*Problem to work on*: Quote the data below in full, minus the images.

*Dataset extract*:
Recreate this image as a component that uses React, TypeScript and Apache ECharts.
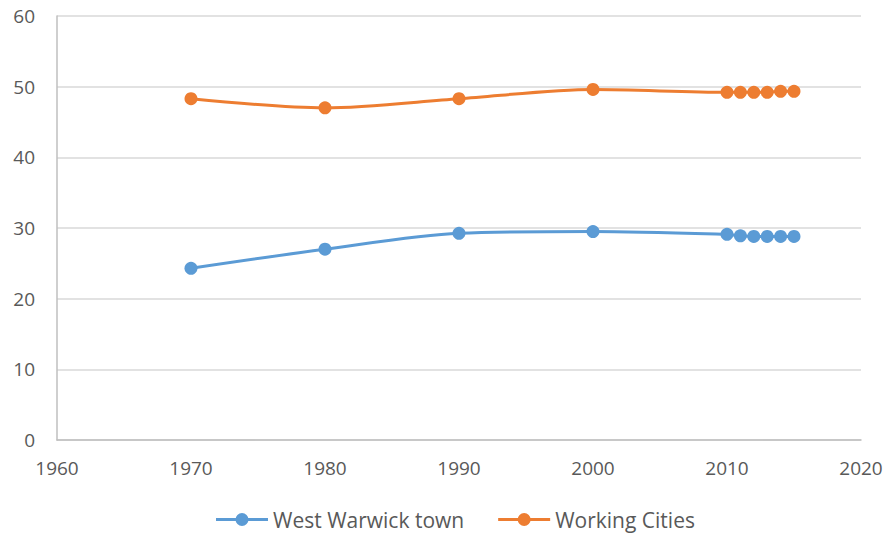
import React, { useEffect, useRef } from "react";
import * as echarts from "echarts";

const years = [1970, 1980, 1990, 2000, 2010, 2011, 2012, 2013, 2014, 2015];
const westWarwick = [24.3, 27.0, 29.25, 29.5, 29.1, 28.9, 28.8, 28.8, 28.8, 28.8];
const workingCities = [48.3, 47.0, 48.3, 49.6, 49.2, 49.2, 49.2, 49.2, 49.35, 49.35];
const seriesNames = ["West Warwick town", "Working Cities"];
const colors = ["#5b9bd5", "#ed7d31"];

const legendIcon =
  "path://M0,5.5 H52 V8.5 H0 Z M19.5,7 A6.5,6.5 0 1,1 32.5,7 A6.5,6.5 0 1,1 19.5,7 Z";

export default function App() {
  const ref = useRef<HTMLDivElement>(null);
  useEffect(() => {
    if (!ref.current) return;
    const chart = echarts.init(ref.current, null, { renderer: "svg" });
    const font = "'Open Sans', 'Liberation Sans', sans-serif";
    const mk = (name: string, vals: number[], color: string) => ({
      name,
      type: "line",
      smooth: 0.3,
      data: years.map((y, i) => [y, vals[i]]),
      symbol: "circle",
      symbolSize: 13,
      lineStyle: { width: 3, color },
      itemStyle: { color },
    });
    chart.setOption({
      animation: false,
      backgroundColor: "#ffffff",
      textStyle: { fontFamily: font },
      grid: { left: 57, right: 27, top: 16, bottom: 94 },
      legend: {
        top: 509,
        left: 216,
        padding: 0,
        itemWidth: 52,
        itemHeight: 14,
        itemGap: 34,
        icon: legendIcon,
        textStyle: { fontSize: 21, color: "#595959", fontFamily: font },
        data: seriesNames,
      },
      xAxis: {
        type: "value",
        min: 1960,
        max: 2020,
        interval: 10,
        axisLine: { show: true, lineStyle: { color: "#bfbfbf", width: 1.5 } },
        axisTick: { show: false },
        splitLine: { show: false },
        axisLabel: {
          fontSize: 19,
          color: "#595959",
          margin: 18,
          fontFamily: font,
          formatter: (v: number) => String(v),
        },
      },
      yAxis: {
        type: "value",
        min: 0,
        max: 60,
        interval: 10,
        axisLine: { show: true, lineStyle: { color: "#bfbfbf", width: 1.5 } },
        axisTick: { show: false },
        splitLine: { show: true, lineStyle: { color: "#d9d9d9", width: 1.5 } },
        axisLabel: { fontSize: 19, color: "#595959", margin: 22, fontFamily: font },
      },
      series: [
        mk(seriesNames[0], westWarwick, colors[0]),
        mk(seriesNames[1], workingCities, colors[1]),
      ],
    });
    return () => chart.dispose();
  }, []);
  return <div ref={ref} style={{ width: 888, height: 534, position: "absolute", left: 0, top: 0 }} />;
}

*Exercise solution*:
Recreate this image as a component that uses React, TypeScript and Apache ECharts.
import React, { useEffect, useRef } from "react";
import * as echarts from "echarts";

const years = [1970, 1980, 1990, 2000, 2010, 2011, 2012, 2013, 2014, 2015];
const westWarwick = [24.3, 27.0, 29.25, 29.5, 29.1, 28.9, 28.8, 28.8, 28.8, 28.8];
const workingCities = [48.3, 47.0, 48.3, 49.6, 49.2, 49.2, 49.2, 49.2, 49.35, 49.35];
const seriesNames = ["West Warwick town", "Working Cities"];
const colors = ["#5b9bd5", "#ed7d31"];

const legendIcon =
  "path://M0,5.5 H52 V8.5 H0 Z M19.5,7 A6.5,6.5 0 1,1 32.5,7 A6.5,6.5 0 1,1 19.5,7 Z";

export default function App() {
  const ref = useRef<HTMLDivElement>(null);
  useEffect(() => {
    if (!ref.current) return;
    const chart = echarts.init(ref.current, null, { renderer: "svg" });
    const font = "'Open Sans', 'Liberation Sans', sans-serif";
    const mk = (name: string, vals: number[], color: string) => ({
      name,
      type: "line",
      smooth: 0.3,
      data: years.map((y, i) => [y, vals[i]]),
      symbol: "circle",
      symbolSize: 13,
      lineStyle: { width: 3, color },
      itemStyle: { color },
    });
    chart.setOption({
      animation: false,
      backgroundColor: "#ffffff",
      textStyle: { fontFamily: font },
      grid: { left: 57, right: 27, top: 16, bottom: 94 },
      legend: {
        top: 509,
        left: 216,
        padding: 0,
        itemWidth: 52,
        itemHeight: 14,
        itemGap: 34,
        icon: legendIcon,
        textStyle: { fontSize: 21, color: "#595959", fontFamily: font },
        data: seriesNames,
      },
      xAxis: {
        type: "value",
        min: 1960,
        max: 2020,
        interval: 10,
        axisLine: { show: true, lineStyle: { color: "#bfbfbf", width: 1.5 } },
        axisTick: { show: false },
        splitLine: { show: false },
        axisLabel: {
          fontSize: 19,
          color: "#595959",
          margin: 18,
          fontFamily: font,
          formatter: (v: number) => String(v),
        },
      },
      yAxis: {
        type: "value",
        min: 0,
        max: 60,
        interval: 10,
        axisLine: { show: true, lineStyle: { color: "#bfbfbf", width: 1.5 } },
        axisTick: { show: false },
        splitLine: { show: true, lineStyle: { color: "#d9d9d9", width: 1.5 } },
        axisLabel: { fontSize: 19, color: "#595959", margin: 22, fontFamily: font },
      },
      series: [
        mk(seriesNames[0], westWarwick, colors[0]),
        mk(seriesNames[1], workingCities, colors[1]),
      ],
    });
    return () => chart.dispose();
  }, []);
  return <div ref={ref} style={{ width: 888, height: 534, position: "absolute", left: 0, top: 0 }} />;
}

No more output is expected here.